Required task:
Repeat every record below exactly, omitting any pictures.

────────────────

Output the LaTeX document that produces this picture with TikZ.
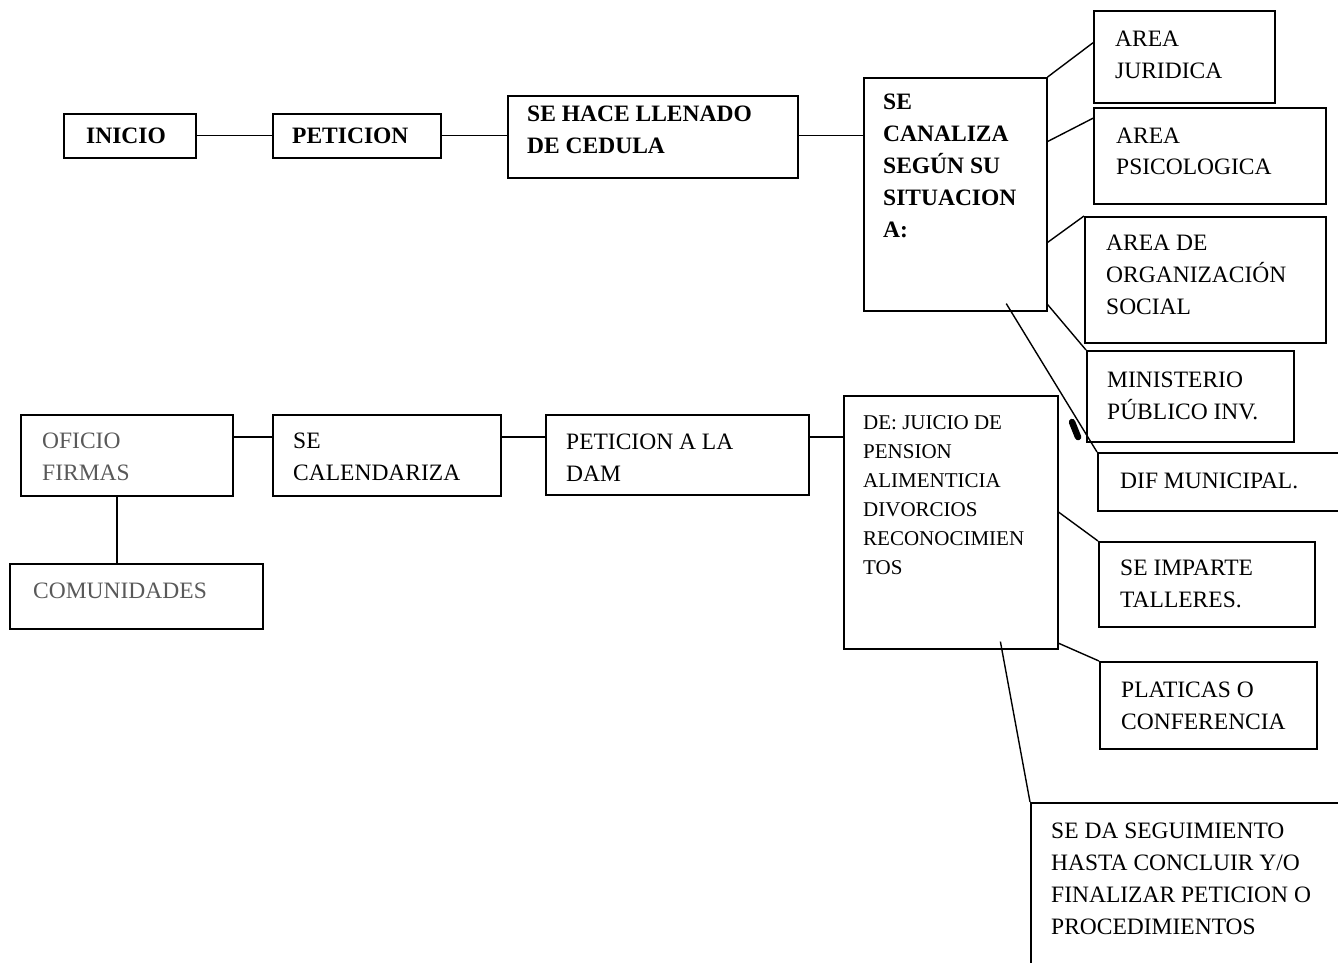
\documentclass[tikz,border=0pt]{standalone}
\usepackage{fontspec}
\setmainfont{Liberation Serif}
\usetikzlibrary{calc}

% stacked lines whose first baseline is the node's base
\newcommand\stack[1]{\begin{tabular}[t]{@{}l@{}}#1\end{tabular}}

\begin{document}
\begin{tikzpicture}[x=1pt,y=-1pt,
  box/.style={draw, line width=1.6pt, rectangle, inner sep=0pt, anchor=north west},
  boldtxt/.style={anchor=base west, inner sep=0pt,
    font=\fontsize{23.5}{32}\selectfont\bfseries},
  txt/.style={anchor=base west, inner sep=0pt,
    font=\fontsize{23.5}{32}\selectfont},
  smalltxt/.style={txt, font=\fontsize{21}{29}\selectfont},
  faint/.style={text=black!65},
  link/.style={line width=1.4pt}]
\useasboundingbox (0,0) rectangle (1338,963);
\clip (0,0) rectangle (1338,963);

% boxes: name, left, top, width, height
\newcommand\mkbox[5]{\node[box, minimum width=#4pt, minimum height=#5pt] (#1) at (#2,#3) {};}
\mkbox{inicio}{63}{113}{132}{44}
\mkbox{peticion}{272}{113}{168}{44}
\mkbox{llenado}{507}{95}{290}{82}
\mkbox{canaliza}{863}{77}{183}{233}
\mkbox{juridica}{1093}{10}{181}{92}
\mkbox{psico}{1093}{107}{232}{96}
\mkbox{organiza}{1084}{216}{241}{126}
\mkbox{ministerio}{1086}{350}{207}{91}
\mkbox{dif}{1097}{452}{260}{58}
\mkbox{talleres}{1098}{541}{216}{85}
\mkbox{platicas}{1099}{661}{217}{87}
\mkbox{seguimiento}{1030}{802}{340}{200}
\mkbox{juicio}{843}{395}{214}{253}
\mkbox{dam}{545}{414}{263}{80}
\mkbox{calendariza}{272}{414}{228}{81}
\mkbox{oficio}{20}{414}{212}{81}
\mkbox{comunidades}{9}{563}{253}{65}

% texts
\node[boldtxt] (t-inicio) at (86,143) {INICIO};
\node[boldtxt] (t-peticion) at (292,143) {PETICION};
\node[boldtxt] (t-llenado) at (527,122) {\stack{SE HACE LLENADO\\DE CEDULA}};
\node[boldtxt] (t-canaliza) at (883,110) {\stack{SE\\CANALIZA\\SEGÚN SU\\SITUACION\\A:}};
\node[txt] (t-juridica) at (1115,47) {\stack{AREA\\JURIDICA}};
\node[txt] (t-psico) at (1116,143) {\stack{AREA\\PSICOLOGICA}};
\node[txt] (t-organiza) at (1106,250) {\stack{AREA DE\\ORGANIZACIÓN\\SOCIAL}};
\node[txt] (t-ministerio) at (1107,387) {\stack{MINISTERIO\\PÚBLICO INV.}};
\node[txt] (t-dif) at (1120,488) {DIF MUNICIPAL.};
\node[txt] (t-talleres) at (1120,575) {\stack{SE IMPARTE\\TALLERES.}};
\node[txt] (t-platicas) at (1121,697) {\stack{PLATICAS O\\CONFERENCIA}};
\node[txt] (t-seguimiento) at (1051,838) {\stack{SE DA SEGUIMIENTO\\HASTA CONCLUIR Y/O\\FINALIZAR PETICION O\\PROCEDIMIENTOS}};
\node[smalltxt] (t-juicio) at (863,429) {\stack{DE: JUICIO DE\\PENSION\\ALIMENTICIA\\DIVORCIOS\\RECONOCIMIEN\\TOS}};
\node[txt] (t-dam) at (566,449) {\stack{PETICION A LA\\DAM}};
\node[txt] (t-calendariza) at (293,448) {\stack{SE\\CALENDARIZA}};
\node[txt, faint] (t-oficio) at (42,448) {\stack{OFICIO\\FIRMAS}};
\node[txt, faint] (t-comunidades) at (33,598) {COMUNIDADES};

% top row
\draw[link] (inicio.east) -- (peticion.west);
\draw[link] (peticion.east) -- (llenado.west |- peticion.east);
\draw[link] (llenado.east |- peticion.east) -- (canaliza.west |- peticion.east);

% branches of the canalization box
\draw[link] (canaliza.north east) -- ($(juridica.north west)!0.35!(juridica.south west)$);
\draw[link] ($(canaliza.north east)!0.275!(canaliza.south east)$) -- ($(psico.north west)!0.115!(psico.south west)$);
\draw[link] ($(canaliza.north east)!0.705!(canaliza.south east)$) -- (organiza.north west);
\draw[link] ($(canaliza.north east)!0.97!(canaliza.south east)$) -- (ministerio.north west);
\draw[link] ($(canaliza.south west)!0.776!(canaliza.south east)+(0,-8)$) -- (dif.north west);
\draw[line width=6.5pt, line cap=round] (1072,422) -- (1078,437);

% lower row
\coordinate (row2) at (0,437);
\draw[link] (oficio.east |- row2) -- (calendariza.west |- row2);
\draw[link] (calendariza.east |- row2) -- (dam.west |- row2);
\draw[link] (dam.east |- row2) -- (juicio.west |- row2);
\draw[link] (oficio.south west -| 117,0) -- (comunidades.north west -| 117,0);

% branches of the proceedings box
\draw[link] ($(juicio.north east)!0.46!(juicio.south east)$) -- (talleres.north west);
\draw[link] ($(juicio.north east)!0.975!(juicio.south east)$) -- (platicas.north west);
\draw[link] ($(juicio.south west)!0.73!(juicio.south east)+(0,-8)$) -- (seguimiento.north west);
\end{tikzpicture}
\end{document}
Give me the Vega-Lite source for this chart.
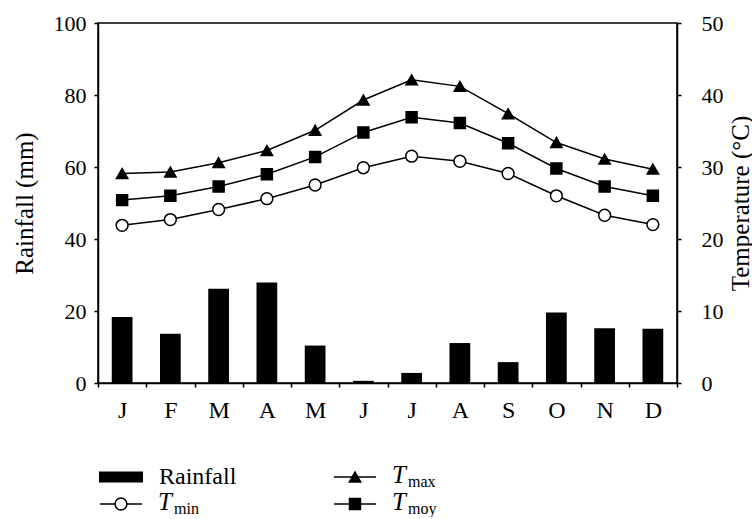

────────────────

Full answer:
Output the LaTeX document that produces this picture with TikZ.
\documentclass[tikz,border=0pt]{standalone}
\usepackage{fontspec}
\setmainfont{Liberation Serif}
\usetikzlibrary{calc}

% stacked lines whose first baseline is the node's base
\newcommand\stack[1]{\begin{tabular}[t]{@{}l@{}}#1\end{tabular}}

\begin{document}
\begin{tikzpicture}[x=1pt,y=-1pt,
  box/.style={draw, line width=1.6pt, rectangle, inner sep=0pt, anchor=north west},
  boldtxt/.style={anchor=base west, inner sep=0pt,
    font=\fontsize{23.5}{32}\selectfont\bfseries},
  txt/.style={anchor=base west, inner sep=0pt,
    font=\fontsize{23.5}{32}\selectfont},
  smalltxt/.style={txt, font=\fontsize{21}{29}\selectfont},
  faint/.style={text=black!65},
  link/.style={line width=1.4pt}]
\useasboundingbox (0,0) rectangle (1338,963);
\clip (0,0) rectangle (1338,963);

% boxes: name, left, top, width, height
\newcommand\mkbox[5]{\node[box, minimum width=#4pt, minimum height=#5pt] (#1) at (#2,#3) {};}
\mkbox{inicio}{63}{113}{132}{44}
\mkbox{peticion}{272}{113}{168}{44}
\mkbox{llenado}{507}{95}{290}{82}
\mkbox{canaliza}{863}{77}{183}{233}
\mkbox{juridica}{1093}{10}{181}{92}
\mkbox{psico}{1093}{107}{232}{96}
\mkbox{organiza}{1084}{216}{241}{126}
\mkbox{ministerio}{1086}{350}{207}{91}
\mkbox{dif}{1097}{452}{260}{58}
\mkbox{talleres}{1098}{541}{216}{85}
\mkbox{platicas}{1099}{661}{217}{87}
\mkbox{seguimiento}{1030}{802}{340}{200}
\mkbox{juicio}{843}{395}{214}{253}
\mkbox{dam}{545}{414}{263}{80}
\mkbox{calendariza}{272}{414}{228}{81}
\mkbox{oficio}{20}{414}{212}{81}
\mkbox{comunidades}{9}{563}{253}{65}

% texts
\node[boldtxt] (t-inicio) at (86,143) {INICIO};
\node[boldtxt] (t-peticion) at (292,143) {PETICION};
\node[boldtxt] (t-llenado) at (527,122) {\stack{SE HACE LLENADO\\DE CEDULA}};
\node[boldtxt] (t-canaliza) at (883,110) {\stack{SE\\CANALIZA\\SEGÚN SU\\SITUACION\\A:}};
\node[txt] (t-juridica) at (1115,47) {\stack{AREA\\JURIDICA}};
\node[txt] (t-psico) at (1116,143) {\stack{AREA\\PSICOLOGICA}};
\node[txt] (t-organiza) at (1106,250) {\stack{AREA DE\\ORGANIZACIÓN\\SOCIAL}};
\node[txt] (t-ministerio) at (1107,387) {\stack{MINISTERIO\\PÚBLICO INV.}};
\node[txt] (t-dif) at (1120,488) {DIF MUNICIPAL.};
\node[txt] (t-talleres) at (1120,575) {\stack{SE IMPARTE\\TALLERES.}};
\node[txt] (t-platicas) at (1121,697) {\stack{PLATICAS O\\CONFERENCIA}};
\node[txt] (t-seguimiento) at (1051,838) {\stack{SE DA SEGUIMIENTO\\HASTA CONCLUIR Y/O\\FINALIZAR PETICION O\\PROCEDIMIENTOS}};
\node[smalltxt] (t-juicio) at (863,429) {\stack{DE: JUICIO DE\\PENSION\\ALIMENTICIA\\DIVORCIOS\\RECONOCIMIEN\\TOS}};
\node[txt] (t-dam) at (566,449) {\stack{PETICION A LA\\DAM}};
\node[txt] (t-calendariza) at (293,448) {\stack{SE\\CALENDARIZA}};
\node[txt, faint] (t-oficio) at (42,448) {\stack{OFICIO\\FIRMAS}};
\node[txt, faint] (t-comunidades) at (33,598) {COMUNIDADES};

% top row
\draw[link] (inicio.east) -- (peticion.west);
\draw[link] (peticion.east) -- (llenado.west |- peticion.east);
\draw[link] (llenado.east |- peticion.east) -- (canaliza.west |- peticion.east);

% branches of the canalization box
\draw[link] (canaliza.north east) -- ($(juridica.north west)!0.35!(juridica.south west)$);
\draw[link] ($(canaliza.north east)!0.275!(canaliza.south east)$) -- ($(psico.north west)!0.115!(psico.south west)$);
\draw[link] ($(canaliza.north east)!0.705!(canaliza.south east)$) -- (organiza.north west);
\draw[link] ($(canaliza.north east)!0.97!(canaliza.south east)$) -- (ministerio.north west);
\draw[link] ($(canaliza.south west)!0.776!(canaliza.south east)+(0,-8)$) -- (dif.north west);
\draw[line width=6.5pt, line cap=round] (1072,422) -- (1078,437);

% lower row
\coordinate (row2) at (0,437);
\draw[link] (oficio.east |- row2) -- (calendariza.west |- row2);
\draw[link] (calendariza.east |- row2) -- (dam.west |- row2);
\draw[link] (dam.east |- row2) -- (juicio.west |- row2);
\draw[link] (oficio.south west -| 117,0) -- (comunidades.north west -| 117,0);

% branches of the proceedings box
\draw[link] ($(juicio.north east)!0.46!(juicio.south east)$) -- (talleres.north west);
\draw[link] ($(juicio.north east)!0.975!(juicio.south east)$) -- (platicas.north west);
\draw[link] ($(juicio.south west)!0.73!(juicio.south east)+(0,-8)$) -- (seguimiento.north west);
\end{tikzpicture}
\end{document}
Give me the Vega-Lite source for this chart.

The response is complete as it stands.